- 51°24′02″N 1°50′03″W﻿ / ﻿51.4005°N 1.8342°W
- Type: Long Barrow
- Periods: Neolithic
- Location: Wiltshire, England, United Kingdom
- Region: Wiltshire England

History
- Built: c. 4100 BC - c. 3300 BC

Scheduled monument
- Official name: East Kennett long barrow, 600m south of East Kennett church
- Designated: 26 Jun 1924
- Reference no.: 1012323

= East Kennett Long Barrow =

British neolithic archaeological site

The East Kennett Long Barrow is an Early Neolithic long barrow located near East Kennett and Marlborough in Wiltshire, England, overlooking the Kennet River Valley. The barrow is part of the larger Cotswold-Severn Group, a concentration of long barrows grouped in Western England.

== Appearance ==
The East Kennett Long Barrow sits in an agricultural field, not accessible to the general public. The barrow, now covered in trees, follows a north-west and east-south orientation.

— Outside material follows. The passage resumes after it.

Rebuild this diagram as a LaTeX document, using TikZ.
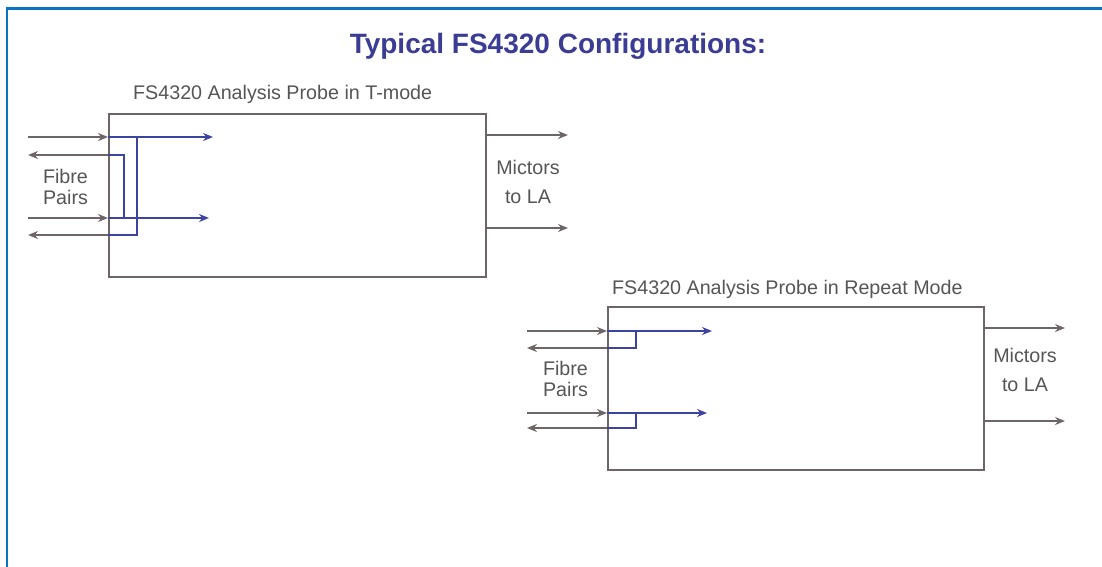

The feature is flat topped and is rectangular in shape at 106m long and 50m wide, making it one of the longest barrows in Wiltshire. While fairly infilled, flanking ditches are still visible along the sides of the monument.

Surveys of the surrounding field show evidence of eroded lynchets from agricultural activity and other potential barrows and earthworks. The site has marks of 19th century antiquarian excavations, but is relatively intact apart from this.

== History ==
While the site has not been formally excavated by archaeologists, antiquarians dug several pits over the course of the Victorian era. These digs have uncovered sarsen stones of considerable size. While the artifacts uncovered have been lost, a Romano-British burial was excavated in the side of the long barrow.

In 1840, a Bronze Age bowl barrow was excavated 120 meters west of the long barrow, which uncovered human remains from a beaker group burial and contained a bronze dagger and other artifacts. Some of these now reside in the British Museum. The concentration of bowl barrows and other mortuary features constitute a "loosely clustered cemetery."

The site was first recorded in 1743 by William Stukeley and continued to be included in descriptions, surveys, and maps of the area over the following centuries.